● **SUPPLIED RECORDS**:
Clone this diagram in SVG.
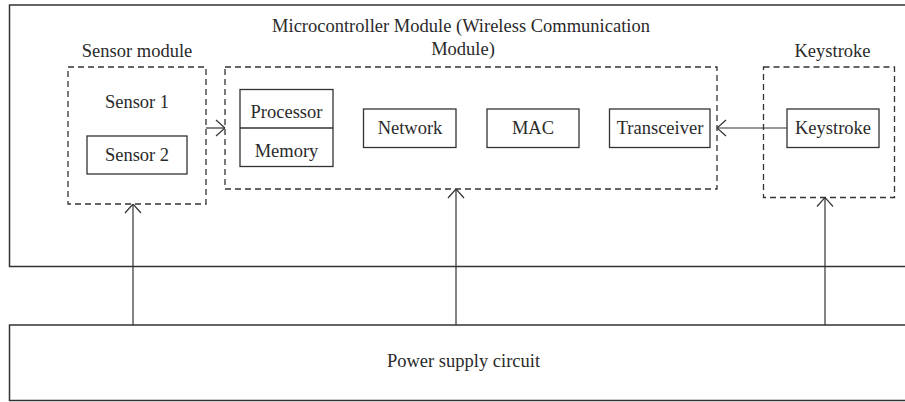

---

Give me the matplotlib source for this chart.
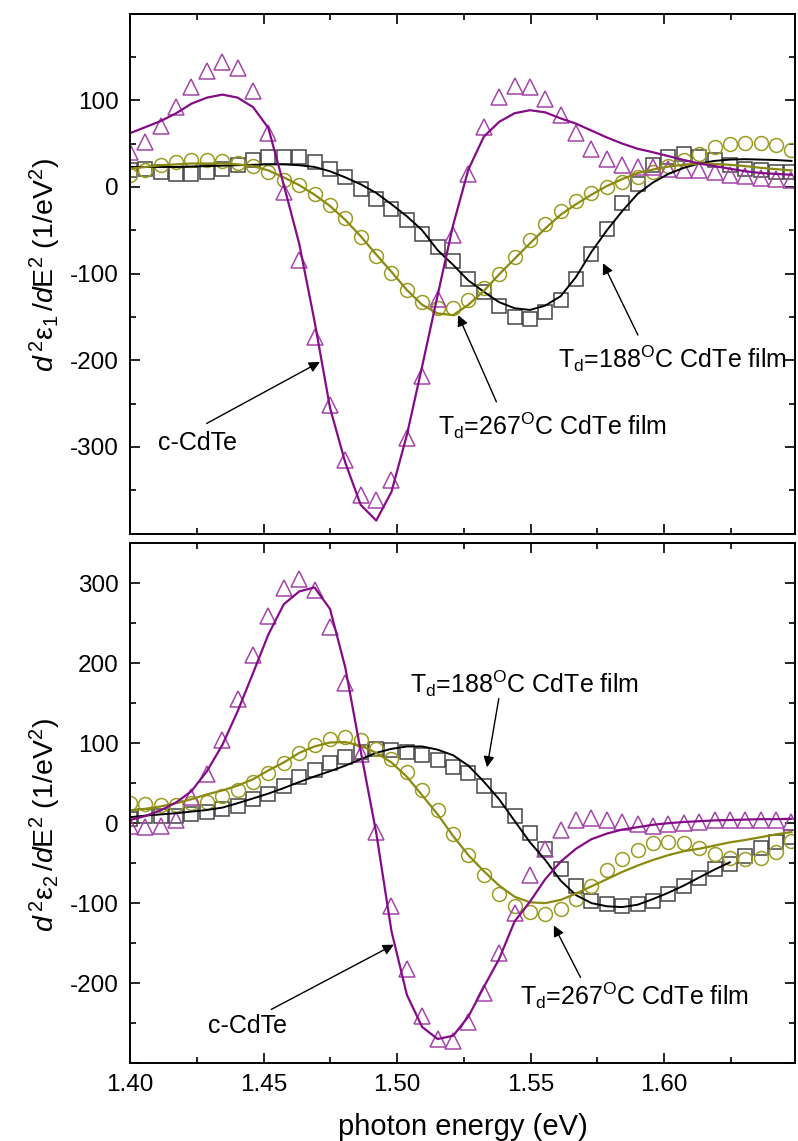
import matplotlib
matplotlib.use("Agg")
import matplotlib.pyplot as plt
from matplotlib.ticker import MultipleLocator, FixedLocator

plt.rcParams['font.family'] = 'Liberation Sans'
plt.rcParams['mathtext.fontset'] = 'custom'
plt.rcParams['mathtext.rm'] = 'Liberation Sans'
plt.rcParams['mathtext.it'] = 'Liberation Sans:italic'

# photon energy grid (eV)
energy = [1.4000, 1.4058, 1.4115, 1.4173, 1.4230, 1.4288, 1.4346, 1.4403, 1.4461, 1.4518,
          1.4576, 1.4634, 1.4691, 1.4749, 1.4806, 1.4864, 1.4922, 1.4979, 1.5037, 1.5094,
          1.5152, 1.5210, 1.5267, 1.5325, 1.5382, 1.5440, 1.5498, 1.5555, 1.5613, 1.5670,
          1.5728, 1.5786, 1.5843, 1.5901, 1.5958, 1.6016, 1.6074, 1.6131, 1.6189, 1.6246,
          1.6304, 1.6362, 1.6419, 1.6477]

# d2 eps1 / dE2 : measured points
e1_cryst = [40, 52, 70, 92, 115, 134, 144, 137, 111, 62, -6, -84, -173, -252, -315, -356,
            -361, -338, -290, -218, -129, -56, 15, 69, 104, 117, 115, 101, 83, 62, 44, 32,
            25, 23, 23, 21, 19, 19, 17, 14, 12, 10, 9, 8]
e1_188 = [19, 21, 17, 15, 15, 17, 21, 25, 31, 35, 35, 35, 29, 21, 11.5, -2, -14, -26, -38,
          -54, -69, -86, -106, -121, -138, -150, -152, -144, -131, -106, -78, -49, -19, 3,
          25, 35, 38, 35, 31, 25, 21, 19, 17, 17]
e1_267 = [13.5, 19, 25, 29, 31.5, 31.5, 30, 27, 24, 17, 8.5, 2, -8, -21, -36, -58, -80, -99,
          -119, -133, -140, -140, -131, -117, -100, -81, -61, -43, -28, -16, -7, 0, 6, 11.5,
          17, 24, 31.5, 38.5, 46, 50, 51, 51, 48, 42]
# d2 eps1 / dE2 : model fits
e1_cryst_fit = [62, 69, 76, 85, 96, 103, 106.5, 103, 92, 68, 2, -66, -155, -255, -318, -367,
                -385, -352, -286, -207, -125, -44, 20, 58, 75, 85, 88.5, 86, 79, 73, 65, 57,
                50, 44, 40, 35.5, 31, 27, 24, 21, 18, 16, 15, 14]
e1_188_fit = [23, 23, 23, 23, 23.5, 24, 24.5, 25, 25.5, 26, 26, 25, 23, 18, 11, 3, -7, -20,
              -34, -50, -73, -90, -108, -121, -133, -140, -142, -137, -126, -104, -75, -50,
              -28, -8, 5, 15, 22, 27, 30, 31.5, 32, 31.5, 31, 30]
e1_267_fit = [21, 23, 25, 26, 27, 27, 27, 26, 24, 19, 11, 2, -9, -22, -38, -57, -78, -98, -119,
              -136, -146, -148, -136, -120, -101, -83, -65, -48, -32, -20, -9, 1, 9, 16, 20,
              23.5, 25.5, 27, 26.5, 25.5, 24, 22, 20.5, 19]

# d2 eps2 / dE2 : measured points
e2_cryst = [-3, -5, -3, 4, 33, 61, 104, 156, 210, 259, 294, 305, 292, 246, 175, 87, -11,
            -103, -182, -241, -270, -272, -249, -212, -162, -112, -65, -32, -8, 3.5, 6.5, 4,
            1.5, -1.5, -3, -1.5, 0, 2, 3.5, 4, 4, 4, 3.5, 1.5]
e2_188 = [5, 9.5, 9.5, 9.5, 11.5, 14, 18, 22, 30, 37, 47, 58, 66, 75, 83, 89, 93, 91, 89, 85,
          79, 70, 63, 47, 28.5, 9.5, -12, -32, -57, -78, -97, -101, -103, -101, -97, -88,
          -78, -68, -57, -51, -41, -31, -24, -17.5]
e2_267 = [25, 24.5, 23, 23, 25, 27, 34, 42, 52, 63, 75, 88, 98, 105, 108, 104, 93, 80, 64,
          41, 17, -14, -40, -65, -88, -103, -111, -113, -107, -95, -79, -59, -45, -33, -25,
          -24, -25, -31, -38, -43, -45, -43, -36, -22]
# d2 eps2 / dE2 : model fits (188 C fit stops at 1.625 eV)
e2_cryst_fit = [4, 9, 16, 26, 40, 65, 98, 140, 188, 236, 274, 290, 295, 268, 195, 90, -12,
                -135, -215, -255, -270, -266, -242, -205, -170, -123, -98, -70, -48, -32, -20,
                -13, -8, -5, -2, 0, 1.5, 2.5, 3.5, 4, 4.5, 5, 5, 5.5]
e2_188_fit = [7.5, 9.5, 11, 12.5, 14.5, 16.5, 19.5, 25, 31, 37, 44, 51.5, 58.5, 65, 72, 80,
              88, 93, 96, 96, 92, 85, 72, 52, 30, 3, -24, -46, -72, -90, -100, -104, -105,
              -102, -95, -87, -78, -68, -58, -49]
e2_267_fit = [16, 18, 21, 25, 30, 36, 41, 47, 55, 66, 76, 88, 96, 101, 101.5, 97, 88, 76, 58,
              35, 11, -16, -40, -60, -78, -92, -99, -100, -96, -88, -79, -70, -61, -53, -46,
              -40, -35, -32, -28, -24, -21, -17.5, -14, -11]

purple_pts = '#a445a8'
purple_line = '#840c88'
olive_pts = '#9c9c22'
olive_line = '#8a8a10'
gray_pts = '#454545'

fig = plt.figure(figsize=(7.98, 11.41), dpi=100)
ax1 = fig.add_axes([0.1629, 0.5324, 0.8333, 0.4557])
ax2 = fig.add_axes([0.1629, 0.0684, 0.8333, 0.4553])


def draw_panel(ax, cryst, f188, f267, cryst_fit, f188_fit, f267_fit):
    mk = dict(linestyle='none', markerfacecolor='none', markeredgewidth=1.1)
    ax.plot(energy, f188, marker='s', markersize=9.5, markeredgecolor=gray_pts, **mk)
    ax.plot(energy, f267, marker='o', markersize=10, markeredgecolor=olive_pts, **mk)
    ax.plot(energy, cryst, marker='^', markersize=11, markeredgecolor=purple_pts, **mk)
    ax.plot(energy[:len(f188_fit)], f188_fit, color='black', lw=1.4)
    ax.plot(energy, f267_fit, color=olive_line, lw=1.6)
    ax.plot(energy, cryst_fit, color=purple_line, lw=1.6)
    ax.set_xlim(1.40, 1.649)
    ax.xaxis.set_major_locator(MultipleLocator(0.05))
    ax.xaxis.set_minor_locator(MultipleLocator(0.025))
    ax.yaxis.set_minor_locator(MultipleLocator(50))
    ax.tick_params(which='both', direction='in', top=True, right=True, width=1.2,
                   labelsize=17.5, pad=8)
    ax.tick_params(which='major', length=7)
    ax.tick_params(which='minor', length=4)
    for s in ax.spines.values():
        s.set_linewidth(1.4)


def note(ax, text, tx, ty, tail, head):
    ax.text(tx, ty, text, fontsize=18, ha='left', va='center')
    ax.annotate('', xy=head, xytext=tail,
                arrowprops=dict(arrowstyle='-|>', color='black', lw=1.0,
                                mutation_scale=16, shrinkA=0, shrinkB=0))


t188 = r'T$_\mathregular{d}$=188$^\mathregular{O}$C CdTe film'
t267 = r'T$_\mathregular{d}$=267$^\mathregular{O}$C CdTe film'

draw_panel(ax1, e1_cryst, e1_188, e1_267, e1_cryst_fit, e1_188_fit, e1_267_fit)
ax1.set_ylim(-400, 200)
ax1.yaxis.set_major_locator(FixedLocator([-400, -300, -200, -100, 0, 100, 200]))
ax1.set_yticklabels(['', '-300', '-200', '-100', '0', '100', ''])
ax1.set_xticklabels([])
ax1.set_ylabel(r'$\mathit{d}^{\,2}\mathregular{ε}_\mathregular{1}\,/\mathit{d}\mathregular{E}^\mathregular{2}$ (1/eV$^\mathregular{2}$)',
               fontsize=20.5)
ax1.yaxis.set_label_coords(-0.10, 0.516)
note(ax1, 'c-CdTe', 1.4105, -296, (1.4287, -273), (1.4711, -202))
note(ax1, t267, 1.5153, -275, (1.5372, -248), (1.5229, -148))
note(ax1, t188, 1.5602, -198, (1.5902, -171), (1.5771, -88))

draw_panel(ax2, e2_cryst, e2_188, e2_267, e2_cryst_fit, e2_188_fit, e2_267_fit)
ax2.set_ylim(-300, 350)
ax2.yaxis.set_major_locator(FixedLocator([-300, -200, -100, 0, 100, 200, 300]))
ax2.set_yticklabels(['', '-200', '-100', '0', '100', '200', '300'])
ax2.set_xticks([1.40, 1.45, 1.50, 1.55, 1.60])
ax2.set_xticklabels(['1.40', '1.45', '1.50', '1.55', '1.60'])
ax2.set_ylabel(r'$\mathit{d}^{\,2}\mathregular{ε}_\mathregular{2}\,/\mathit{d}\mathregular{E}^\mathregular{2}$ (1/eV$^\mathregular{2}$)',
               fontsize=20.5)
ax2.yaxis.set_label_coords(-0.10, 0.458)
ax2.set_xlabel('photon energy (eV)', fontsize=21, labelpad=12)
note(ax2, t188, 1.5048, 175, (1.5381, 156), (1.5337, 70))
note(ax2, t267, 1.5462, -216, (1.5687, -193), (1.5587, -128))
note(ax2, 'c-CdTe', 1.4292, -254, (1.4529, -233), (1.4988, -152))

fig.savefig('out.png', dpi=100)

● **EXERCISE AIM**: From the records above, pull out every line containing the word "this".

● **EXERCISE RESULT**:
Clone this diagram in SVG.
Give me the matplotlib source for this chart.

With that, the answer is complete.